Quality of healthcare in the US
For the first time in Gallup’s two-decade trend, less than half of Americans are complimentary about the quality of U.S. healthcare, with 48% rating it “excellent” or “good.” The slight majority now rate healthcare quality as subpar, including 31% saying it is “only fair” and 21% — a new high — calling it “poor.”
Since 2012, public satisfaction with healthcare has trended downward among middle-aged and younger adults while remaining high among those 55 and older, whether this change (seen across party lines) stems from rising healthcare costs for those not on Medicaid or perceived differences brought about by the ACA.
Public satisfaction with the total cost of healthcare in the U.S. is fairly typical of what it has been over the past two decades, with just 24% satisfied and 76% dissatisfied. The percentage satisfied has averaged 22% since 2001, only once straying more than a few points from that — in 2020 during the pandemic, when 30% were satisfied.
Meanwhile, amid high inflation in 2022, 56% of Americans report being satisfied with the total cost they have to pay for healthcare — the lowest Gallup has measured since 2016. The lowest in the trend was 54%, recorded in 2006.
Perhaps reflecting their increasing concerns about healthcare quality, Americans’ perception that the U.S. healthcare system is in a crisis has grown to 20%, the highest since 2013. However, the 68% overall saying it is in trouble or has significant problems is similar to the figure in most years from 2002 to 2021.
Majority of workers say they are satisfied with their employer’ health benefits
Most workers who receive health insurance through their employer-provided plan said they are more satisfied with the coverage they receive through work than with the current health insurance system.
This was a takeaway from research conducted by Locust Street Group presented at a webinar by America’s Health Insurance Plans (AHIP). The research was part of AHIP’s Coverage@Work campaign, which aims to educate policymakers and the public about the value of employer-provided coverage.

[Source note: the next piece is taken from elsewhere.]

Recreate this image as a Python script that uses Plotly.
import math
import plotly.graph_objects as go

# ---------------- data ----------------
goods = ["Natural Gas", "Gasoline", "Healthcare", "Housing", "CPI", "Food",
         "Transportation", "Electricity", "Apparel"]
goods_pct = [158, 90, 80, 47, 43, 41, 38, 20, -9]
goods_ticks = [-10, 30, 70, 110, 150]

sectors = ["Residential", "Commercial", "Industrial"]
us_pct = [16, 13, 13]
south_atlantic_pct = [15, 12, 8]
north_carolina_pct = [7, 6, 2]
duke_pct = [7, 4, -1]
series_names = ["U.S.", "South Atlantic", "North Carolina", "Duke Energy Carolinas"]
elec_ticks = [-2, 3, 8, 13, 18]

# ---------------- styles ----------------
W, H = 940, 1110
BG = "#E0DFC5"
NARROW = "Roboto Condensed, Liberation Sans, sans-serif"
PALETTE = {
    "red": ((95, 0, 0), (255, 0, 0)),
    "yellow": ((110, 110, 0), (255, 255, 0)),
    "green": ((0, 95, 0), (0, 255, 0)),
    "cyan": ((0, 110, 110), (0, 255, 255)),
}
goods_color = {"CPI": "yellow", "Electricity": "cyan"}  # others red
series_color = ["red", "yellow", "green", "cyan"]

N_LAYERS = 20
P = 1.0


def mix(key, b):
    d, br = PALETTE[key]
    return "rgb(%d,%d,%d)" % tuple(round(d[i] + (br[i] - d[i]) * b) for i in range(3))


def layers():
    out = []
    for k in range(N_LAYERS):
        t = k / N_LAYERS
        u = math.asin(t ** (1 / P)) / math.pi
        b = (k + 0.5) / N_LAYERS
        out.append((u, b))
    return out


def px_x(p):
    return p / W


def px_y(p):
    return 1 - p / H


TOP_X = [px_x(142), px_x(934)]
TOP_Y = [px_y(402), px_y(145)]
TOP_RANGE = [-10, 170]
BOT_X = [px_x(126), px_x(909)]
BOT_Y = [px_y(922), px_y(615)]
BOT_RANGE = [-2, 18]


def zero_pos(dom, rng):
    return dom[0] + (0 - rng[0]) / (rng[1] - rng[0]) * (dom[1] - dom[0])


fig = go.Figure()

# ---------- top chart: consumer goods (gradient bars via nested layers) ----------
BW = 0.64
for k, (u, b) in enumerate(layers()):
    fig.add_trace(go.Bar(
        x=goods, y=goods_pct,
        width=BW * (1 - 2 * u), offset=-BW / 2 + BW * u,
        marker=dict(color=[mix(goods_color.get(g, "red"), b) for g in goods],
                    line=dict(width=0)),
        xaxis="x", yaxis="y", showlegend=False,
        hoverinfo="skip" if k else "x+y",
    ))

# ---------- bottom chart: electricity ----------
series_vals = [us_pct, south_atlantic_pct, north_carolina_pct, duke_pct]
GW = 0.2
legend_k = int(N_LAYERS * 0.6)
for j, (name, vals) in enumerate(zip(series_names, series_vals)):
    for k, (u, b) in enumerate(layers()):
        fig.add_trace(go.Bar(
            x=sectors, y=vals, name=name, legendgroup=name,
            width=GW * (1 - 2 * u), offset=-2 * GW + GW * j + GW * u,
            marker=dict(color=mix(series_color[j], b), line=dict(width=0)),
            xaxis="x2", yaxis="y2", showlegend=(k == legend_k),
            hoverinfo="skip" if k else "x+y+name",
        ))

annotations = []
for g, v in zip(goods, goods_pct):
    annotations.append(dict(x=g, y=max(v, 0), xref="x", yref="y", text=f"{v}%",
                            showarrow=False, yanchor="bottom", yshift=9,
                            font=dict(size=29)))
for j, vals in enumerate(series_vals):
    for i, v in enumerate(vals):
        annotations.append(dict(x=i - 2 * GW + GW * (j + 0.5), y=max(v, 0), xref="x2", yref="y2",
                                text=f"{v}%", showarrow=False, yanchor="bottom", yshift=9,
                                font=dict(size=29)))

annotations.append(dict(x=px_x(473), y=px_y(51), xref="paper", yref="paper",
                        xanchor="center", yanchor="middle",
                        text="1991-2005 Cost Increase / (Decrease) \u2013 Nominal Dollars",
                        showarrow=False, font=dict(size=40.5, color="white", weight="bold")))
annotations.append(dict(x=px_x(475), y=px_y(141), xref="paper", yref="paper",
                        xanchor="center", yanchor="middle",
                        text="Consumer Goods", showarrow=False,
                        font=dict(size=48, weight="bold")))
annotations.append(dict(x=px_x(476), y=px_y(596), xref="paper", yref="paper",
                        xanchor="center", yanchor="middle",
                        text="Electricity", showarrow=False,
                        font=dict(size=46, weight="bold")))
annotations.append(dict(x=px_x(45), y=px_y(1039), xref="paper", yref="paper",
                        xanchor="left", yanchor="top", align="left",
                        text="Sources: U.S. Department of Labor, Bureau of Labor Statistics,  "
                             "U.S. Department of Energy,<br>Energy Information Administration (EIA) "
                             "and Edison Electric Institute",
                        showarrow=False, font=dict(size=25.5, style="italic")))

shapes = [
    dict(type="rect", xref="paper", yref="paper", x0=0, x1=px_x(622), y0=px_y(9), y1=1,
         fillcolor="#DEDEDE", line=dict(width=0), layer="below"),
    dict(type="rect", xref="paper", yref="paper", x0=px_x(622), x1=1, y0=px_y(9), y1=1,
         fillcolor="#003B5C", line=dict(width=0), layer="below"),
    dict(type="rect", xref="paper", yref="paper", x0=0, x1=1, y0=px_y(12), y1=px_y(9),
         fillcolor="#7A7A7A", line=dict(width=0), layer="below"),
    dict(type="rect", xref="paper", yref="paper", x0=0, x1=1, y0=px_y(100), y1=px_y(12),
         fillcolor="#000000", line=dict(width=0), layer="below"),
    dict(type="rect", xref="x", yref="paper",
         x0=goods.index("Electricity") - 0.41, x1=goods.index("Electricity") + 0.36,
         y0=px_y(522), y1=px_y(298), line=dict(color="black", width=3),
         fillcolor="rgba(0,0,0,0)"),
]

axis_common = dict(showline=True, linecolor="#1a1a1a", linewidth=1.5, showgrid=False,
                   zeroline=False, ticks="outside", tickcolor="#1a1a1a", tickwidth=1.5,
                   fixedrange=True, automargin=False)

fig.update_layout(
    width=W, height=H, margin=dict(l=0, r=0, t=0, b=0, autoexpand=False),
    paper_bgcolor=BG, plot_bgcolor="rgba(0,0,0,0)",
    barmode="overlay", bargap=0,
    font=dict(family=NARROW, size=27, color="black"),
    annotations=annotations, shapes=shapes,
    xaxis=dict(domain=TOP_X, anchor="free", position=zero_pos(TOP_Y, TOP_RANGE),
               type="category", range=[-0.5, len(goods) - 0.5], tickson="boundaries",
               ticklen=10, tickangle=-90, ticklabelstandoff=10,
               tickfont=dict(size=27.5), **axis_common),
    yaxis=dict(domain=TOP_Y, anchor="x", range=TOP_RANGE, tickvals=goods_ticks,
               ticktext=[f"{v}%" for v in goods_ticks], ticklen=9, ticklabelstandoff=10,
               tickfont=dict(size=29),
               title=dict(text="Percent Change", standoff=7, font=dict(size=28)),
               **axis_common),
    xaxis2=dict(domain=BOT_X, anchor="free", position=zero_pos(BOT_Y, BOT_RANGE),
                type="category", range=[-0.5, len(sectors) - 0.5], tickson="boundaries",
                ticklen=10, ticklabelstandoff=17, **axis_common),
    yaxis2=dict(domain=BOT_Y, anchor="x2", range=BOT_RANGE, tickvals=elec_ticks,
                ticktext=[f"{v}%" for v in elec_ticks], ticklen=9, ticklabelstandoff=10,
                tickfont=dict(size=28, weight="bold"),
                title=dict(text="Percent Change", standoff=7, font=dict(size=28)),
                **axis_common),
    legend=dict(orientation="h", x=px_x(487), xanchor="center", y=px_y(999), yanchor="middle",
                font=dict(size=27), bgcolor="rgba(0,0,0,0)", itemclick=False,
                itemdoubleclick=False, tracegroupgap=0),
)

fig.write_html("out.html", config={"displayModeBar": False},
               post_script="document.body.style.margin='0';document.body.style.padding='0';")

The survey showed that although 54% of the 1,000 adults surveyed said they are satisfied with the current health system overall, 67% said they were satisfied with the coverage they receive through their employer.
Why changes are coming
Three-quarters of Americans give U.S. healthcare affordability a D or F rating, according to a poll from Gallup and West Health.
Over 5,000 Americans were asked to grade the U.S. healthcare system overall regarding affordability, equity, accessibility, and quality. 44% of Americans gave the entire system a poor or failing grade. One in 3 said healthcare affordability deserved an F.

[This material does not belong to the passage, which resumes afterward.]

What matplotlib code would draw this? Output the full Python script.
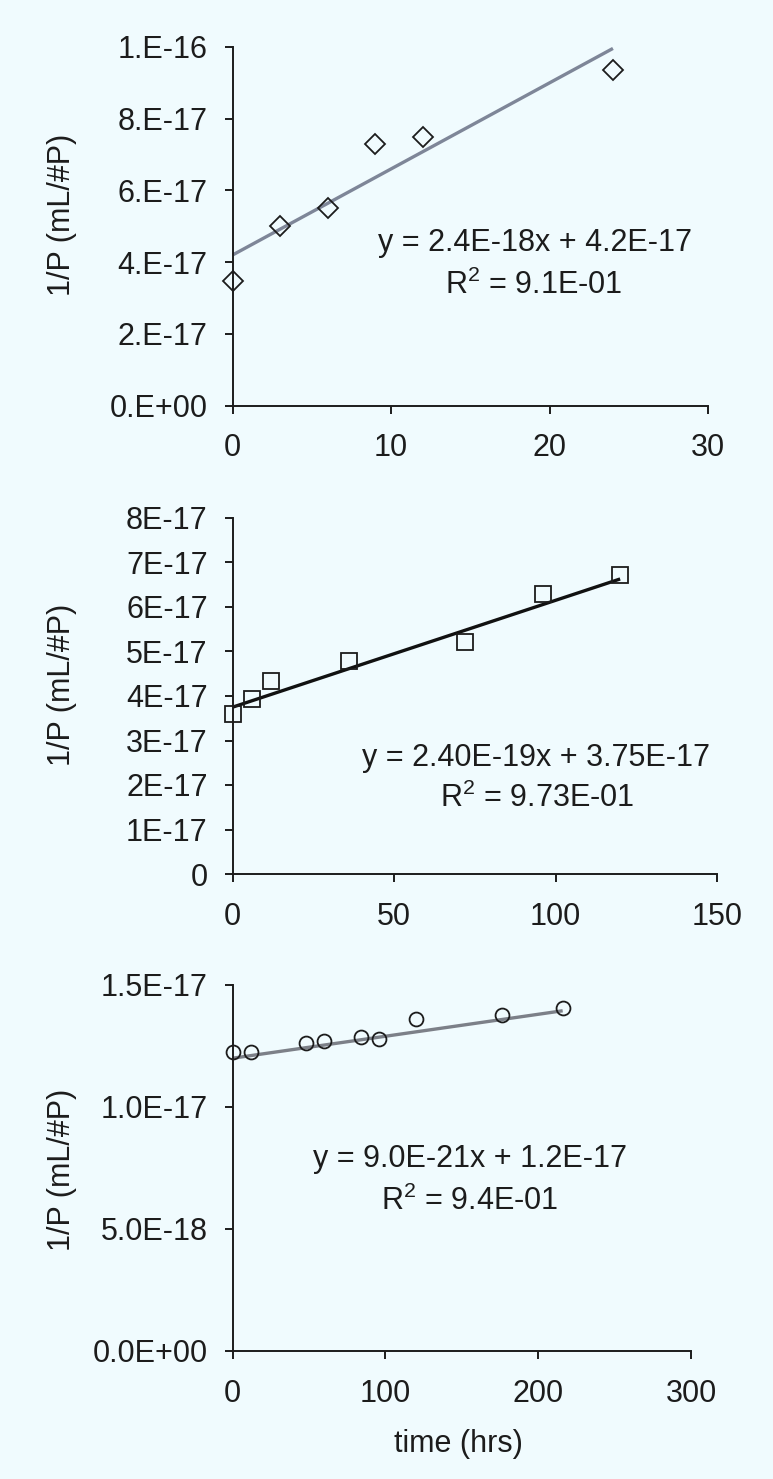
import numpy as np
import matplotlib
matplotlib.use("Agg")
import matplotlib.pyplot as plt

# ---- data -------------------------------------------------------------
# panel A
t_a = [0, 3, 6, 9, 12, 24]
inv_p_a = [3.47e-17, 5.01e-17, 5.50e-17, 7.30e-17, 7.50e-17, 9.36e-17]
slope_a, icpt_a = 2.4e-18, 4.2e-17
eq_a = "y = 2.4E-18x + 4.2E-17"
r2_txt_a = "9.1E-01"
yticks_a = [0, 2e-17, 4e-17, 6e-17, 8e-17, 1e-16]
ylabels_a = ["0.E+00", "2.E-17", "4.E-17", "6.E-17", "8.E-17", "1.E-16"]
xticks_a = [0, 10, 20, 30]

# panel B
t_b = [0, 6, 12, 36, 72, 96, 120]
inv_p_b = [3.60e-17, 3.94e-17, 4.33e-17, 4.78e-17, 5.22e-17, 6.29e-17, 6.72e-17]
slope_b, icpt_b = 2.40e-19, 3.75e-17
eq_b = "y = 2.40E-19x + 3.75E-17"
r2_txt_b = "9.73E-01"
yticks_b = [0, 1e-17, 2e-17, 3e-17, 4e-17, 5e-17, 6e-17, 7e-17, 8e-17]
ylabels_b = ["0", "1E-17", "2E-17", "3E-17", "4E-17", "5E-17", "6E-17", "7E-17", "8E-17"]
xticks_b = [0, 50, 100, 150]

# panel C
t_c = [0, 12, 48, 60, 84, 96, 120, 176, 216]
inv_p_c = [1.224e-17, 1.224e-17, 1.261e-17, 1.272e-17, 1.285e-17, 1.278e-17,
           1.362e-17, 1.379e-17, 1.406e-17]
slope_c, icpt_c = 9.0e-21, 1.2e-17
eq_c = "y = 9.0E-21x + 1.2E-17"
r2_txt_c = "9.4E-01"
yticks_c = [0, 5e-18, 1e-17, 1.5e-17]
ylabels_c = ["0.0E+00", "5.0E-18", "1.0E-17", "1.5E-17"]
xticks_c = [0, 100, 200, 300]

# ---- style ------------------------------------------------------------
plt.rcParams["font.family"] = ["Liberation Sans", "DejaVu Sans"]
plt.rcParams["mathtext.fontset"] = "custom"
plt.rcParams["mathtext.rm"] = "Liberation Sans"
plt.rcParams["mathtext.it"] = "Liberation Sans"
plt.rcParams["mathtext.bf"] = "Liberation Sans"

BG = "#F0FBFE"
INK = "#1c1c1c"
FS = 22

W, H = 773, 1479
fig = plt.figure(figsize=(W / 100, H / 100), dpi=100, facecolor=BG)


def px_axes(left, top, right, bottom):
    return fig.add_axes([left / W, 1 - bottom / H, (right - left) / W, (bottom - top) / H])


def style(ax, xticks, yticks, ylabels, xmax, ymax, label_y):
    ax.set_facecolor(BG)
    for s in ("top", "right"):
        ax.spines[s].set_visible(False)
    for s in ("left", "bottom"):
        ax.spines[s].set_linewidth(1.4)
        ax.spines[s].set_color(INK)
    ax.set_xlim(0, xmax)
    ax.set_ylim(0, ymax)
    ax.set_xticks(xticks)
    ax.set_xticklabels([str(v) for v in xticks])
    ax.set_yticks(yticks)
    ax.set_yticklabels(ylabels)
    ax.tick_params(axis="both", direction="out", length=6, width=1.4, color=INK,
                   labelsize=FS, labelcolor=INK)
    ax.tick_params(axis="y", pad=12)
    ax.tick_params(axis="x", pad=14)
    ax.set_ylabel("1/P (mL/#P)", fontsize=FS, color=INK, va="center")
    ax.yaxis.set_label_coords(62 / W, 1 - label_y / H, transform=fig.transFigure)
    for sp in ax.spines.values():
        sp.set_clip_on(False)


# panel A: diamonds with grey-blue trend line
ax1 = px_axes(232.7, 47, 708, 405.5)
style(ax1, xticks_a, yticks_a, ylabels_a, 30, 1e-16, 215)
xa = np.array([min(t_a), max(t_a)])
ax1.plot(xa, slope_a * xa + icpt_a, color="#7E8698", lw=2.4, zorder=2,
         solid_capstyle="butt", clip_on=False)
ax1.plot(t_a, inv_p_a, ls="none", marker="D", ms=10, mfc="none", mec=INK,
         mew=1.3, zorder=3, clip_on=False)
ax1.text(0.636, 0.452, eq_a, transform=ax1.transAxes, ha="center", va="center",
         fontsize=FS, color=INK)
ax1.text(0.633, 0.335, "R$^{2}$ = " + r2_txt_a, transform=ax1.transAxes,
         ha="center", va="center", fontsize=FS, color=INK)

# panel B: squares with black trend line
ax2 = px_axes(232.7, 518, 717, 874)
style(ax2, xticks_b, yticks_b, ylabels_b, 150, 8e-17, 685)
xb = np.array([min(t_b), max(t_b)])
ax2.plot(xb, slope_b * xb + icpt_b, color="#111111", lw=2.4, zorder=2,
         solid_capstyle="butt", clip_on=False)
ax2.plot(t_b, inv_p_b, ls="none", marker="s", ms=11, mfc="none", mec=INK,
         mew=1.3, zorder=3, clip_on=False)
ax2.text(0.627, 0.325, eq_b, transform=ax2.transAxes, ha="center", va="center",
         fontsize=FS, color=INK)
ax2.text(0.629, 0.212, "R$^{2}$ = " + r2_txt_b, transform=ax2.transAxes,
         ha="center", va="center", fontsize=FS, color=INK)

# panel C: circles with grey trend line
ax3 = px_axes(232.7, 985, 691, 1351)
style(ax3, xticks_c, yticks_c, ylabels_c, 300, 1.5e-17, 1170)
xc = np.array([min(t_c), max(t_c)])
ax3.plot(xc, slope_c * xc + icpt_c, color="#7C8088", lw=2.4, zorder=2,
         solid_capstyle="butt", clip_on=False)
ax3.plot(t_c, inv_p_c, ls="none", marker="o", ms=10, mfc="none", mec=INK,
         mew=1.3, zorder=3, clip_on=False)
ax3.text(0.518, 0.524, eq_c, transform=ax3.transAxes, ha="center", va="center",
         fontsize=FS, color=INK)
ax3.text(0.516, 0.410, "R$^{2}$ = " + r2_txt_c, transform=ax3.transAxes,
         ha="center", va="center", fontsize=FS, color=INK)
ax3.set_xlabel("time (hrs)", fontsize=FS, color=INK)
ax3.xaxis.set_label_coords(458 / W, 1 - 1444 / H, transform=fig.transFigure)
ax3.xaxis.label.set_va("center")

fig.savefig("out.png", dpi=100, facecolor=BG)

Maybe it’s because a quarter of Americans owe $10,000 or more in medical debt, even though half of them have health insurance that’s supposed to minimize excessive healthcare costs.

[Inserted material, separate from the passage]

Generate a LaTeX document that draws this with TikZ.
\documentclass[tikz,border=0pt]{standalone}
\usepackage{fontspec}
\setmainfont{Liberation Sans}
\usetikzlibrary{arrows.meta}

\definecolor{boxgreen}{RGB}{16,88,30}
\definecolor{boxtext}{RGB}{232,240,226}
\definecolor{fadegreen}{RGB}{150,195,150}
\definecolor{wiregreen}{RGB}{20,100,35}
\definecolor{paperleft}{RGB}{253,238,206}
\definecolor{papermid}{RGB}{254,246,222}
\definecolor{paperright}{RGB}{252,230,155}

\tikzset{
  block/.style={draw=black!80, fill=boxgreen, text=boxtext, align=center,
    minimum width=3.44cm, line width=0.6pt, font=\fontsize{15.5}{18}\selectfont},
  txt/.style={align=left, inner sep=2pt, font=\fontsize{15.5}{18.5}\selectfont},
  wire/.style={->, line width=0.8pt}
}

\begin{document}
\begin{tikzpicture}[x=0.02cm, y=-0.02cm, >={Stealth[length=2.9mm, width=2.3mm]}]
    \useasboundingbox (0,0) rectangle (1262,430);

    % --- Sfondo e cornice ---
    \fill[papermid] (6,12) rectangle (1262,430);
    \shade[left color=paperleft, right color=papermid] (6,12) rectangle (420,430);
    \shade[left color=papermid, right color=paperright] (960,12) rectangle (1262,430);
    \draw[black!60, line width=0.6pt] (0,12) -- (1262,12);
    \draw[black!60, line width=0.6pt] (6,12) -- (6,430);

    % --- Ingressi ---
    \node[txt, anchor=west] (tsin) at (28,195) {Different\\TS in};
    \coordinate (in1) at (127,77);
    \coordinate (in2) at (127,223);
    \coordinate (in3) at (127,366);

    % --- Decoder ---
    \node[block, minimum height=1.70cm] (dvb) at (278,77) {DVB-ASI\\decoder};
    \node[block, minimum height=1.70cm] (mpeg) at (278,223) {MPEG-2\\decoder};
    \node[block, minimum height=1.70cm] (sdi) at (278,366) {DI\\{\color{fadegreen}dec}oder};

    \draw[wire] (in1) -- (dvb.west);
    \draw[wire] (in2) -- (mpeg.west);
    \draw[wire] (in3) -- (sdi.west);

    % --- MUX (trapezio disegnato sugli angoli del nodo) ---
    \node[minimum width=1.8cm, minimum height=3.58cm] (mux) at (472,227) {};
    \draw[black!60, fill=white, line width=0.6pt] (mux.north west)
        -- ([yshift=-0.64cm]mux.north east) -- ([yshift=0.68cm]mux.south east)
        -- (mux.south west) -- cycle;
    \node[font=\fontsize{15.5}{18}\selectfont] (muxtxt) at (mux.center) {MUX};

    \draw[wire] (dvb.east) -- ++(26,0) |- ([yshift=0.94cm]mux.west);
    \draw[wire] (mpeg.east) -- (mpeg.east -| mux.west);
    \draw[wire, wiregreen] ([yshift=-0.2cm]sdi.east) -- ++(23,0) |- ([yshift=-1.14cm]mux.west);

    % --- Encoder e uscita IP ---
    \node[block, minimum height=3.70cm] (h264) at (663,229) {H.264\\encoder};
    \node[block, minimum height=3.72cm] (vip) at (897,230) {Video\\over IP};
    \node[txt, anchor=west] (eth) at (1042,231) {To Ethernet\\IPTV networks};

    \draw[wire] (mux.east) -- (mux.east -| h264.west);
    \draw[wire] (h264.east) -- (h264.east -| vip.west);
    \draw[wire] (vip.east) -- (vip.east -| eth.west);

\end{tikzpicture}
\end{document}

A survey found that carrying health insurance doesn’t make much difference in whether you have to take on medical debt — it merely caps how much debt you’ll owe.
According to the survey, 69% of respondents who pay for their own health insurance reported medical debt, as did 61% of respondents with policies through their employer and 59% with no health insurance.
The ACA was just the first step in healthcare reform. Both parties understand that voters are highly concerned about healthcare and its costs. Eli Lilly, perhaps sensing the changing winds, lowered the price of their insulin to $35, but we still have a long way to go.
We, as a nation, have to decide if healthcare should be available to everyone without regard to insurance. Should cancer patients have to decide if life-extending treatments are worth wiping out their savings? Should hospitals be allowed to charge patients $12.00 for ibuprofen?
There is a lot of work to be done, but my feeling is that eventually, healthcare will have to become non-profit. People over profits.